Del Líbano nos animamos a subir hasta Murillo. A 3.200 metros el nevado se veía imponente, con su columna de humo que llevaba más de un año anunciando su erupción, muy blanco en contraste con el azul del cielo, una tierra fertilizada y vuelta a fertilizar por las cenizas volcánicas; la papa y la leche se amontonaban porque también al irse la gente del pueblo, hubo producción sin consumidores; los campesinos no sabían que hacer y solo la espera era su aliada.

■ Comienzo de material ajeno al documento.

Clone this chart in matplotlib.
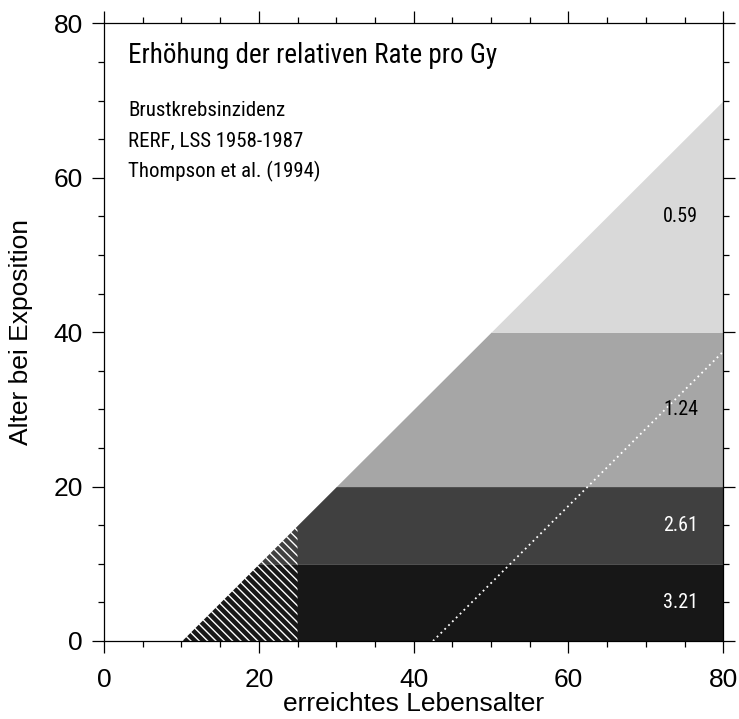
import matplotlib
matplotlib.use("Agg")
import matplotlib.pyplot as plt
from matplotlib.ticker import MultipleLocator

plt.rcParams['font.family'] = ['Liberation Sans', 'DejaVu Sans']
plt.rcParams['hatch.linewidth'] = 1.0

# age-at-exposure bands (y) and excess relative risk per Gy
band_lo = [0, 10, 20, 40]
band_hi = [10, 20, 40, 70]
err_values = ["3.21", "2.61", "1.24", "0.59"]
band_colors = ["#171717", "#404040", "#a6a6a6", "#d9d9d9"]
label_colors = ["white", "white", "black", "black"]
label_y = [5, 15, 30, 55]
label_x = 74.5

latency = 10          # attained age = age at exposure + latency on the diagonal
max_age = 80
hatch_x = [10, 25]    # uncertain region
hatch_y = [0, 15]
dotted_x = [42.5, 80]
dotted_y = [0, 37.5]

narrow = ['Roboto Condensed', 'Archivo Narrow', 'DejaVu Sans']

fig = plt.figure(figsize=(7.39, 7.19), dpi=100)
ax = fig.add_axes([0.1407, 0.1085, 0.8381, 0.8591])

for lo, hi, c in zip(band_lo, band_hi, band_colors):
    ax.fill_betweenx([lo, hi], [lo + latency, hi + latency], max_age,
                     color=c, linewidth=0)

ax.fill_betweenx(hatch_y, hatch_x, hatch_x[1], facecolor='none',
                 edgecolor='white', hatch='\\\\\\\\', linewidth=0)

ax.plot(dotted_x, dotted_y, color='white', linestyle=(0, (1, 2)), linewidth=1.3)

for v, y, c in zip(err_values, label_y, label_colors):
    ax.text(label_x, y, v, color=c, ha='center', va='center',
            fontsize=14.5, family=narrow)

ax.text(3.1, 74.8, "Erhöhung der relativen Rate pro Gy", fontsize=19.5,
        family=narrow, va='baseline')
ax.text(3.1, 68.0, "Brustkrebsinzidenz", fontsize=15, family=narrow, va='baseline')
ax.text(3.1, 64.0, "RERF, LSS 1958-1987", fontsize=15, family=narrow, va='baseline')
ax.text(3.1, 60.0, "Thompson et al. (1994)", fontsize=15, family=narrow, va='baseline')

ax.set_xlim(0, 80)
ax.set_ylim(0, 80)
ax.xaxis.set_major_locator(MultipleLocator(20))
ax.xaxis.set_minor_locator(MultipleLocator(5))
ax.yaxis.set_major_locator(MultipleLocator(20))
ax.yaxis.set_minor_locator(MultipleLocator(5))
ax.tick_params(which='both', direction='out', top=True, right=True, width=0.9)
ax.tick_params(which='major', length=8.6)
ax.tick_params(which='minor', length=4.3)
ax.tick_params(axis='x', labelsize=19, pad=10.5)
ax.tick_params(axis='y', labelsize=19, pad=6.5)
for s in ax.spines.values():
    s.set_linewidth(0.9)

ax.set_xlabel("erreichtes Lebensalter", fontsize=19)
ax.set_ylabel("Alter bei Exposition", fontsize=19)
ax.xaxis.set_label_coords(0.5, -0.082)
ax.yaxis.set_label_coords(-0.1146, 0.5)

fig.savefig("out.png", dpi=100)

Allí vieron la pirotecnia del volcán la noche del miércoles 13, la defensa civil de Murillo, desde la 9 de la noche, había perdido comunicación con Armero; en las estaciones que escuchaban el reporte no podían hacer nada, porque no había forma de avisar a los de Armero, cuyas autoridades, empezando por el cura del pueblo, desde las 3 de la tarde dieron la orden de entrar a sus casas, no salir y taparse la nariz con pañuelos húmedos. Murillo fue escenario de la erupción y cuando escucharon el rugido del río, comprendieron que esa noche la muerte marcaría la historia de un pueblo joven y próspero, que no merecía esa suerte por estar en el lugar equivocado.